/---
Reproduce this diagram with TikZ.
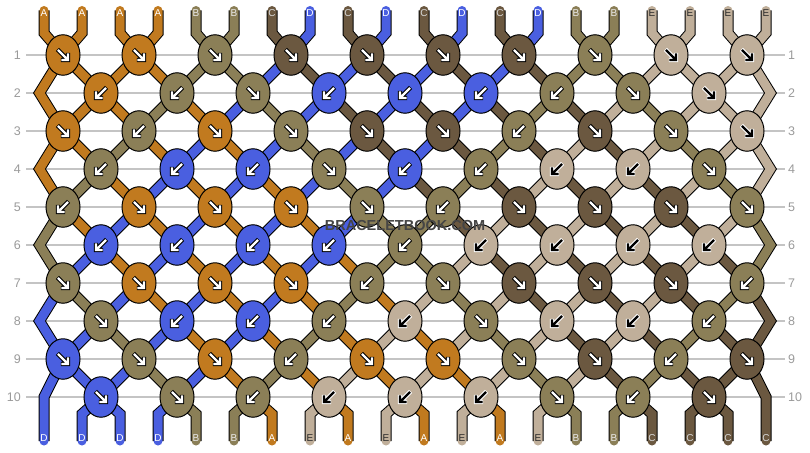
\---
/---
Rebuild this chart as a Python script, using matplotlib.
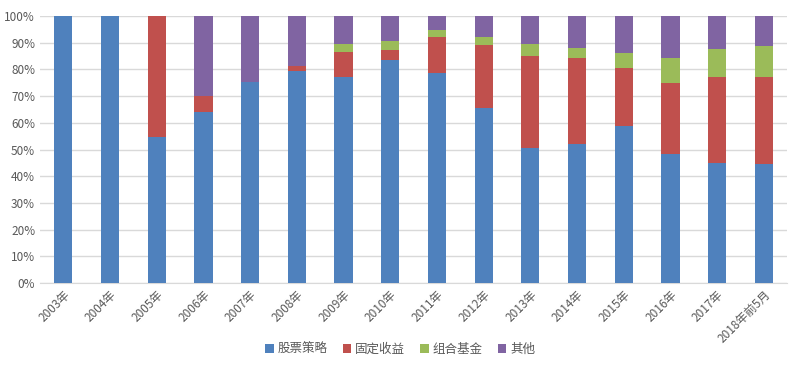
\---
/---
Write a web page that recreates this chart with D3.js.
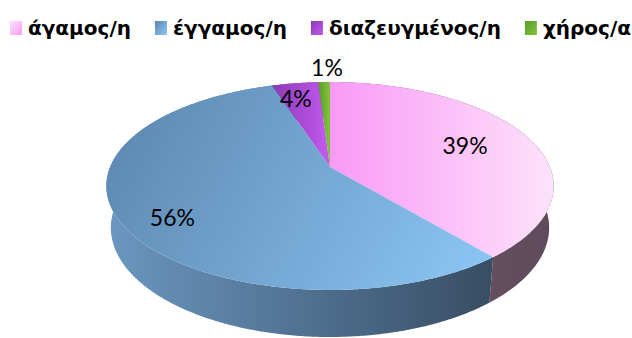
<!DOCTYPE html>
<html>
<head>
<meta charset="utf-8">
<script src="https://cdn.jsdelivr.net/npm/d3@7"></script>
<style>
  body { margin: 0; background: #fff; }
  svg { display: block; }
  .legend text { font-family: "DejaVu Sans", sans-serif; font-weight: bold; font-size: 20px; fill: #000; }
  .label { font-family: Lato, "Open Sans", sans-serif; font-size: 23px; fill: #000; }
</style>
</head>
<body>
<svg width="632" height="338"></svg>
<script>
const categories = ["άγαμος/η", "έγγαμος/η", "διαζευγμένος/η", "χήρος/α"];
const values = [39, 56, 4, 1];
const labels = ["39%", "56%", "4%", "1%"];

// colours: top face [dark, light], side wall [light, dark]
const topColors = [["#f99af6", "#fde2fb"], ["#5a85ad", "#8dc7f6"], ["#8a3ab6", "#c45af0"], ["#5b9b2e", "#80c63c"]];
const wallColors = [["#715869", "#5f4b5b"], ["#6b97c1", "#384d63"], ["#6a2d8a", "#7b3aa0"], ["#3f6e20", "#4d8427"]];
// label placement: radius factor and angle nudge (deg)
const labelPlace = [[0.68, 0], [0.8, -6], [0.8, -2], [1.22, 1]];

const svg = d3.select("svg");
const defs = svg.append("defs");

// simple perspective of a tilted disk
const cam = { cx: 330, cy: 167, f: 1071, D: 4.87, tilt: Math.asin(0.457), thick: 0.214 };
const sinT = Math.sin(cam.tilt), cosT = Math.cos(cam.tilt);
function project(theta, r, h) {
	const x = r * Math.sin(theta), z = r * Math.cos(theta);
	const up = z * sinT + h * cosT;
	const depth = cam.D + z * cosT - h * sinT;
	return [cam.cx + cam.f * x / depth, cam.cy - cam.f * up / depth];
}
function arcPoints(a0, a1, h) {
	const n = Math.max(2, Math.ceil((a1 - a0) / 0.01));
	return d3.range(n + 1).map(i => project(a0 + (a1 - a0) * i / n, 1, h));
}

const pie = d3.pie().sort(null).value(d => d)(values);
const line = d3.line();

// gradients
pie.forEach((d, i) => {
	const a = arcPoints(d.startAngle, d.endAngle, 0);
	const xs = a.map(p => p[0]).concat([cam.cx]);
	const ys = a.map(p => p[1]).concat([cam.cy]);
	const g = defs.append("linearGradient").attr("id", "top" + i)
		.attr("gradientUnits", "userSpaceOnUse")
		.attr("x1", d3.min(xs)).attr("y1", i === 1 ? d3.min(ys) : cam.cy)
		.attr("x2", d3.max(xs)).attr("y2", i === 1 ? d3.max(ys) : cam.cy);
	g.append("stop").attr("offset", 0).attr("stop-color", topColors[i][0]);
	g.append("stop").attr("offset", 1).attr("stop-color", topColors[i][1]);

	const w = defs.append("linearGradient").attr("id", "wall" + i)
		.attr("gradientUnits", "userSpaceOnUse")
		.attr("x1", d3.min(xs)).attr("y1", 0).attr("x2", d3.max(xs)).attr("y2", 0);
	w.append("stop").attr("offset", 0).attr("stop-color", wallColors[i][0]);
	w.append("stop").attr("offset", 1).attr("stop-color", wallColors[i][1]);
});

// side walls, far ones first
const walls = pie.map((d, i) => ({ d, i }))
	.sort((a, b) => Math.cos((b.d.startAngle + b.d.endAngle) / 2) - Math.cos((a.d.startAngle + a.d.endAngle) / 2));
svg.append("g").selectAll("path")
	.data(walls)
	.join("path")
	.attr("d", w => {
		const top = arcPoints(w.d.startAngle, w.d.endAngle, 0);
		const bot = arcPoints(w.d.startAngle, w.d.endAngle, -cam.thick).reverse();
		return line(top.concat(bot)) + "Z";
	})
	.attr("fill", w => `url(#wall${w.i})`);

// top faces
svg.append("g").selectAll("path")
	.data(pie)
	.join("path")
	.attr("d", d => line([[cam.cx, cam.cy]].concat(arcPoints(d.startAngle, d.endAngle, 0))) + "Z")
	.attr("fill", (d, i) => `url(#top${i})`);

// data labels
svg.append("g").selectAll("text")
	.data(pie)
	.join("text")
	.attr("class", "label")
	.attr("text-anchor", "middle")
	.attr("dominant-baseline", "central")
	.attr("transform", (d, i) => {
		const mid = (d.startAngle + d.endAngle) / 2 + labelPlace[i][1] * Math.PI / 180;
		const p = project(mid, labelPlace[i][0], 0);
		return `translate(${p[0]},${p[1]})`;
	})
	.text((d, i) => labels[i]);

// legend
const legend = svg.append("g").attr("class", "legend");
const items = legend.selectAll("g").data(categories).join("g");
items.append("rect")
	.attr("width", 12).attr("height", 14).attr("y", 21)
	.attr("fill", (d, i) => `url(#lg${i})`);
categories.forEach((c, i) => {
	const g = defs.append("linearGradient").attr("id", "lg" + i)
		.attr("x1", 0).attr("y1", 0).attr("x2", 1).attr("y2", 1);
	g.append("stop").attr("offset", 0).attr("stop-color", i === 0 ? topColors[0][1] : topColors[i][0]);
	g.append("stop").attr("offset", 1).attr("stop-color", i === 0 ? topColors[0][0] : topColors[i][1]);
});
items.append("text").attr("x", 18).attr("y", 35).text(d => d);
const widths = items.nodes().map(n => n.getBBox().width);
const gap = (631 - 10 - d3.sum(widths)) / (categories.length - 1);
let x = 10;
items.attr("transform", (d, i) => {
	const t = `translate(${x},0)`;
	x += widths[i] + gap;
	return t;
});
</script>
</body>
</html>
\---
[Instruction]: From the listing above, copy every line that holds the string "script".

[Solution to the problem]:
Rebuild this chart as a Python script, using matplotlib.
<script src="https://cdn.jsdelivr.net/npm/d3@7"></script>
<script>
</script>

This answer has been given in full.